Keith Sellen, OLR director, said the new rules are still in their infancy and most of the agency’s efforts have been aimed at making sure lawyers know what the changes mean for them.

“My general sense is that the new rules are very well received because it provided a little more flexibility for lawyers and allows them to use e-banking,” he said. “We think we’ve made a good step forward, and it will be helpful in the long run.”

This is not to say, though, that the new-found flexibility has been without a price.

Both Sellen and professional-responsibility lawyers such as Stacie Rosenzweig at Milwaukee-based Halling & Cayo said there is at least one big risk that legal practitioners run when they choose to go paperless.

Practitioners who are asked by the OLR to produce records and don’t do so within a reasonable time are presumed to have violated a rule requiring them to hold money in trust. The presumption is rebuttable, but the exact definition of a “reasonable” time is unclear. Nor is it known what sort of evidence would be sufficient to rebut the presumption.

That’s partly why Rosenzweig says she still advises her clients to retain a non-lawyer for accounting and bookkeeping work.

“If you don’t have a background in bookkeeping and accounting or you don’t have time to do this, outsource this,” she said. “This isn’t your core competency. And it’s OK that it’s not your core competency.”

Rosenzweig warned that it could be easy for lawyers who decide to use e-banking to fall behind on monthly reconciliations. Performing those reconciliations many times requires having a snapshot of an account on a certain day.

What many lawyers might not know, however, is that banks often do not keep much information about particular transactions and might not provide online statements going back especially far in time. Banks may also charge extra for old statements – making it expensive for lawyers to get their hands on them, says Rosenzweig.

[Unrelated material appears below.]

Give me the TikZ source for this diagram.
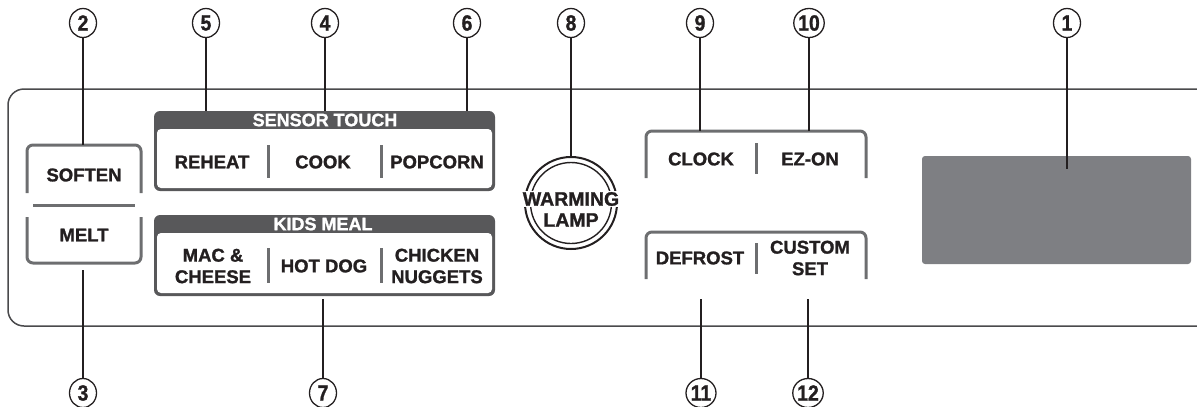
\documentclass[tikz,border=0pt]{standalone}
\usepackage{fontspec}
\setmainfont{Liberation Sans}[BoldFeatures={FakeBold=1.3}]
\newfontfamily\numfont{Liberation Sans Bold}[FakeStretch=0.88, FakeBold=1.2]
\usetikzlibrary{shapes.geometric}
\definecolor{ink}{HTML}{231F20}
\definecolor{hdr}{HTML}{58585A}
\definecolor{brk}{HTML}{6D6E70}
\definecolor{scr}{HTML}{7E7F83}
\definecolor{pan}{HTML}{4A4A4C}
\tikzset{
  num/.style={ellipse, draw=ink, line width=1.3pt, minimum width=27pt, minimum height=29pt, inner sep=0pt, text=ink, font=\fontsize{22}{22}\numfont},
  numw/.style={num, minimum width=30pt},
  lead/.style={draw=ink, line width=1.5pt},
  btn/.style={inner sep=0pt, text=ink, font=\fontsize{18.5}{21.5}\selectfont\bfseries, align=center},
  hdrtext/.style={inner sep=0pt, text=white, font=\fontsize{18}{18}\selectfont\bfseries},
  brkline/.style={draw=brk, line width=3pt},
  panelline/.style={draw=pan, line width=1.5pt}
}
\begin{document}
\begin{tikzpicture}[x=1pt,y=-1pt]
\useasboundingbox (0,0) rectangle (1197,407);
% panel outline
\draw[panelline, rounded corners=16] (1205,89) -- (8,89) -- (8,326) -- (1205,326);
% display
\node[fill=scr, rounded corners=3pt, minimum width=269pt, minimum height=108pt, inner sep=0pt] (disp) at (1056.5,210) {};
% SOFTEN / MELT
\draw[brkline, rounded corners=6] (27,193) -- (27,145) -- (141,145) -- (141,193);
\draw[brkline, rounded corners=6] (27,217) -- (27,263) -- (141,263) -- (141,217);
\draw[brkline] (33,205) -- (135,205);
\node[btn] (soften) at (84,175) {SOFTEN};
\node[btn] (melt) at (84,235) {MELT};
% SENSOR TOUCH box
\fill[hdr, rounded corners=6] (154,111) rectangle (495,191);
\fill[white, rounded corners=4] (157,129) rectangle (492,188);
\node[hdrtext] (st) at (325,120) {SENSOR TOUCH};
\node[btn] (reheat) at (212,162) {REHEAT};
\node[btn] (cook) at (323,162) {COOK};
\node[btn] (popcorn) at (437,162) {POPCORN};
\draw[brkline] (268,145) -- (268,178);
\draw[brkline] (381,145) -- (381,178);
% KIDS MEAL box
\fill[hdr, rounded corners=6] (154,215) rectangle (495,296);
\fill[white, rounded corners=4] (157,233) rectangle (492,293);
\node[hdrtext] (km) at (323,224) {KIDS MEAL};
\node[btn] (mac) at (213,266) {MAC \&\\CHEESE};
\node[btn] (hotdog) at (324,266) {HOT DOG};
\node[btn] (chicken) at (437,266) {CHICKEN\\NUGGETS};
\draw[brkline] (268,248) -- (268,283);
\draw[brkline] (381,248) -- (381,283);
% warming lamp
\node[circle, draw=ink, line width=2pt, minimum size=92pt, inner sep=0pt] (lamp) at (571,203) {};
\node[circle, draw=ink, line width=1.4pt, minimum size=81pt, inner sep=0pt] (lampin) at (571,203) {};
\node[btn, fill=white, inner sep=1.5pt, font=\fontsize{19.5}{21.5}\selectfont\bfseries] (warming) at (571,199) {WARMING};
\node[btn, fill=white, inner sep=1pt, font=\fontsize{19.5}{21.5}\selectfont\bfseries] (lamptxt) at (571,220) {LAMP};
% CLOCK / EZ-ON
\draw[brkline, rounded corners=6] (646,178) -- (646,131) -- (866,131) -- (866,178);
\draw[brkline] (756,143) -- (756,174);
\node[btn] (clock) at (701,159) {CLOCK};
\node[btn] (ezon) at (810,159) {EZ-ON};
% DEFROST / CUSTOM SET
\draw[brkline, rounded corners=6] (646,279) -- (646,232) -- (866,232) -- (866,279);
\draw[brkline] (756,243) -- (756,274);
\node[btn] (defrost) at (700,258) {DEFROST};
\node[btn] (custom) at (810,258) {CUSTOM\\SET};
% callout numbers
\node[num] (c2) at (83,23) {2};
\node[num] (c5) at (206,23) {5};
\node[num] (c4) at (325,23) {4};
\node[num] (c6) at (467,23) {6};
\node[num] (c8) at (571,23) {8};
\node[num] (c9) at (700,23) {9};
\node[numw] (c10) at (809,23) {10};
\node[num] (c1) at (1067,23) {1};
\node[num] (c3) at (83,393) {3};
\node[num] (c7) at (323,393) {7};
\node[numw] (c11) at (701,393) {11};
\node[numw] (c12) at (808,393) {12};
% connector ends
\coordinate (e2) at (83,145);
\coordinate (e5) at (206,111);
\coordinate (e4) at (325,111);
\coordinate (e6) at (467,111);
\coordinate (e9) at (700,131);
\coordinate (e10) at (809,131);
\coordinate (e1) at (1067,169);
\coordinate (s3) at (83,270);
\coordinate (s7) at (323,299);
\coordinate (s11) at (701,299);
\coordinate (s12) at (808,299);
% leaders
\draw[lead] (c2) -- (e2);
\draw[lead] (c5) -- (e5);
\draw[lead] (c4) -- (e4);
\draw[lead] (c6) -- (e6);
\draw[lead] (c8) -- (lamp.north);
\draw[lead] (c9) -- (e9);
\draw[lead] (c10) -- (e10);
\draw[lead] (c1) -- (e1);
\draw[lead] (s3) -- (c3);
\draw[lead] (s7) -- (c7);
\draw[lead] (s11) -- (c11);
\draw[lead] (s12) -- (c12);
\end{tikzpicture}
\end{document}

The best policy, then, is to get into the habit of taking account information and either printing it out or turning it into a PDF.

“Make sure you have a local backup and a backup of that backup,” Rosenzweig said.

But not every lawyer is likely to know that.

And there’s another consideration: Even though lawyers are excused by the new rules from retaining records in certain documentary forms, they still must be able to provide an accounting and a reconciliation of their accounts.

“Lawyers have to be cognizant of those basic fiduciary responsibilities,” said Sellen. “And I think lawyers generally call our trust account program if they have questions.”
Rosenzweig agreed.

“You do still need to have an ability to figure out who your clients are, where the money is, who owns the money that’s in your trust account and where it went,” she said. “You need to keep those records and be able to access them.”

Also, the new rules, even as they get rid of certain documentation requirements, do not eliminate lawyers’ obligation to retain records.

Nor are the record-retention rules necessarily any clearer now, says Rosenzweig. She noted that many lawyers think they need only keep records for six years after the end of a transaction. The actual requirement, though, calls for records to be retained for six years after the end of representation – a starting point that is much less clear-cut.

Another important thing to remember is that the OLR can ask for records at any time.

“There doesn’t have to be a disciplinary action or anything else leading up to it,” Rosenzweig said. “It’s just they’re allowed to request it. That said, they’re a busy office. They’re not just going to randomly call up and say, ‘Hey can you send me your trust accounting records for the last three years?’ on a Friday and expect them by Monday.”